**Prompt:**
The material below should be written out in full and exactly; pictures stay out of the copy.

──────── Recorded information

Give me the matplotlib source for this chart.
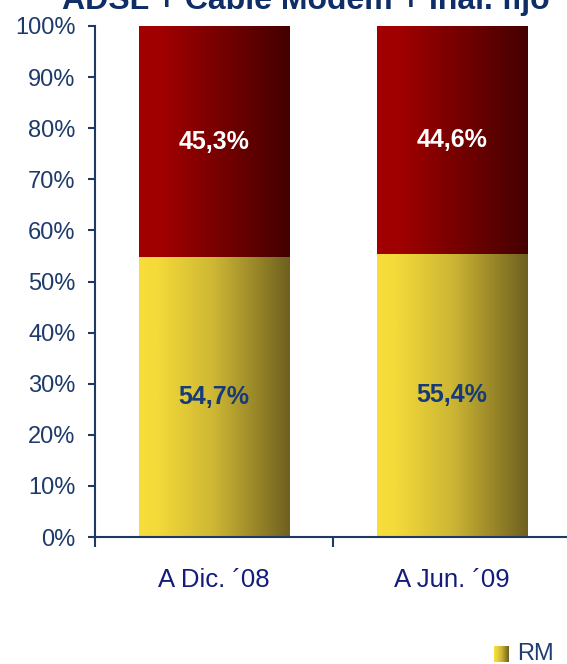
import numpy as np
import matplotlib
matplotlib.use("Agg")
import matplotlib.pyplot as plt
from matplotlib.colors import LinearSegmentedColormap

categories = ["A Dic. \u00b408", "A Jun. \u00b409"]
rm_values = [54.7, 55.4]
other_values = [45.3, 44.6]
rm_labels = ["54,7%", "55,4%"]
other_labels = ["45,3%", "44,6%"]
yticks = list(range(0, 101, 10))
ytick_labels = [f"{v}%" for v in yticks]
title = "ADSL + Cable Modem + Inal. fijo"
legend_label = "RM"

plt.rcParams['font.family'] = ['Liberation Sans', 'DejaVu Sans']

W, H = 567, 664
fig = plt.figure(figsize=(W / 100, H / 100), dpi=100)
ax_left, ax_bottom, ax_top = 95, 537, 26
ax_w = 2 * 238
ax = fig.add_axes([ax_left / W, (H - ax_bottom) / H, ax_w / W, (ax_bottom - ax_top) / H])

yellow_cmap = LinearSegmentedColormap.from_list(
    "yel", [(0.0, (247/255, 222/255, 58/255)), (0.12, (244/255, 218/255, 58/255)),
            (0.5, (205/255, 182/255, 52/255)), (1.0, (110/255, 96/255, 32/255))])
red_cmap = LinearSegmentedColormap.from_list(
    "red", [(0.0, (163/255, 0, 0)), (0.15, (160/255, 0, 0)), (1.0, (68/255, 0, 0))])

x = np.arange(len(categories))
bw = 0.634
b1 = ax.bar(x, rm_values, width=bw, color='none', edgecolor='none')
b2 = ax.bar(x, other_values, width=bw, bottom=rm_values, color='none', edgecolor='none')

grad = np.linspace(0, 1, 256).reshape(1, -1)
for bars, cmap in ((b1, yellow_cmap), (b2, red_cmap)):
    for p in bars:
        x0, y0 = p.get_x(), p.get_y()
        ax.imshow(grad, cmap=cmap, aspect='auto', interpolation='bilinear',
                  extent=(x0, x0 + p.get_width(), y0, y0 + p.get_height()), zorder=2)

for i in range(len(categories)):
    ax.text(x[i], rm_values[i] / 2, rm_labels[i], ha='center', va='center',
            fontsize=18, fontweight='bold', color='#173A78', zorder=3)
    ax.text(x[i], rm_values[i] + other_values[i] / 2, other_labels[i], ha='center', va='center',
            fontsize=18, fontweight='bold', color='white', zorder=3)

ax.set_xlim(-0.5, 1.5)
ax.set_ylim(0, 100)
ax.set_yticks(yticks)
ax.set_yticklabels(ytick_labels)
ax.set_xticks(x)
ax.set_xticklabels(categories)
ax.set_xticks([-0.5, 0.5], minor=True)

spine_color = '#1F3864'
for s in ('top', 'right'):
    ax.spines[s].set_visible(False)
for s in ('left', 'bottom'):
    ax.spines[s].set_color(spine_color)
    ax.spines[s].set_linewidth(1.5)
ax.spines['bottom'].set_bounds(-0.5, 1.6)
ax.tick_params(axis='y', direction='out', length=5, width=1.5, color=spine_color,
               labelsize=17, labelcolor='#1E3A6B', pad=9)
ax.tick_params(axis='x', which='major', length=0, labelsize=18.5, labelcolor='#141C7A', pad=22)
ax.tick_params(axis='x', which='minor', direction='out', length=7, width=1.5, color=spine_color)
ax.set_clip_on(False)
for sp in ax.spines.values():
    sp.set_clip_on(False)

fig.text(306 / W, 1 - 9 / H, title, ha='center', va='baseline', fontsize=23,
         fontweight='bold', color='#0F2D66')

# legend
lax = fig.add_axes([494 / W, (H - 662) / H, 15 / W, 16 / H])
lax.imshow(grad, cmap=yellow_cmap, aspect='auto', extent=(0, 1, 0, 1))
lax.set_axis_off()
fig.text(517 / W, (H - 654) / H, legend_label, ha='left', va='center', fontsize=17, color='#1F3C73')

fig.savefig("out.png", dpi=100)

────────────────

**Task solution:**
Give me the matplotlib source for this chart.
import numpy as np
import matplotlib
matplotlib.use("Agg")
import matplotlib.pyplot as plt
from matplotlib.colors import LinearSegmentedColormap

categories = ["A Dic. \u00b408", "A Jun. \u00b409"]
rm_values = [54.7, 55.4]
other_values = [45.3, 44.6]
rm_labels = ["54,7%", "55,4%"]
other_labels = ["45,3%", "44,6%"]
yticks = list(range(0, 101, 10))
ytick_labels = [f"{v}%" for v in yticks]
title = "ADSL + Cable Modem + Inal. fijo"
legend_label = "RM"

plt.rcParams['font.family'] = ['Liberation Sans', 'DejaVu Sans']

W, H = 567, 664
fig = plt.figure(figsize=(W / 100, H / 100), dpi=100)
ax_left, ax_bottom, ax_top = 95, 537, 26
ax_w = 2 * 238
ax = fig.add_axes([ax_left / W, (H - ax_bottom) / H, ax_w / W, (ax_bottom - ax_top) / H])

yellow_cmap = LinearSegmentedColormap.from_list(
    "yel", [(0.0, (247/255, 222/255, 58/255)), (0.12, (244/255, 218/255, 58/255)),
            (0.5, (205/255, 182/255, 52/255)), (1.0, (110/255, 96/255, 32/255))])
red_cmap = LinearSegmentedColormap.from_list(
    "red", [(0.0, (163/255, 0, 0)), (0.15, (160/255, 0, 0)), (1.0, (68/255, 0, 0))])

x = np.arange(len(categories))
bw = 0.634
b1 = ax.bar(x, rm_values, width=bw, color='none', edgecolor='none')
b2 = ax.bar(x, other_values, width=bw, bottom=rm_values, color='none', edgecolor='none')

grad = np.linspace(0, 1, 256).reshape(1, -1)
for bars, cmap in ((b1, yellow_cmap), (b2, red_cmap)):
    for p in bars:
        x0, y0 = p.get_x(), p.get_y()
        ax.imshow(grad, cmap=cmap, aspect='auto', interpolation='bilinear',
                  extent=(x0, x0 + p.get_width(), y0, y0 + p.get_height()), zorder=2)

for i in range(len(categories)):
    ax.text(x[i], rm_values[i] / 2, rm_labels[i], ha='center', va='center',
            fontsize=18, fontweight='bold', color='#173A78', zorder=3)
    ax.text(x[i], rm_values[i] + other_values[i] / 2, other_labels[i], ha='center', va='center',
            fontsize=18, fontweight='bold', color='white', zorder=3)

ax.set_xlim(-0.5, 1.5)
ax.set_ylim(0, 100)
ax.set_yticks(yticks)
ax.set_yticklabels(ytick_labels)
ax.set_xticks(x)
ax.set_xticklabels(categories)
ax.set_xticks([-0.5, 0.5], minor=True)

spine_color = '#1F3864'
for s in ('top', 'right'):
    ax.spines[s].set_visible(False)
for s in ('left', 'bottom'):
    ax.spines[s].set_color(spine_color)
    ax.spines[s].set_linewidth(1.5)
ax.spines['bottom'].set_bounds(-0.5, 1.6)
ax.tick_params(axis='y', direction='out', length=5, width=1.5, color=spine_color,
               labelsize=17, labelcolor='#1E3A6B', pad=9)
ax.tick_params(axis='x', which='major', length=0, labelsize=18.5, labelcolor='#141C7A', pad=22)
ax.tick_params(axis='x', which='minor', direction='out', length=7, width=1.5, color=spine_color)
ax.set_clip_on(False)
for sp in ax.spines.values():
    sp.set_clip_on(False)

fig.text(306 / W, 1 - 9 / H, title, ha='center', va='baseline', fontsize=23,
         fontweight='bold', color='#0F2D66')

# legend
lax = fig.add_axes([494 / W, (H - 662) / H, 15 / W, 16 / H])
lax.imshow(grad, cmap=yellow_cmap, aspect='auto', extent=(0, 1, 0, 1))
lax.set_axis_off()
fig.text(517 / W, (H - 654) / H, legend_label, ha='left', va='center', fontsize=17, color='#1F3C73')

fig.savefig("out.png", dpi=100)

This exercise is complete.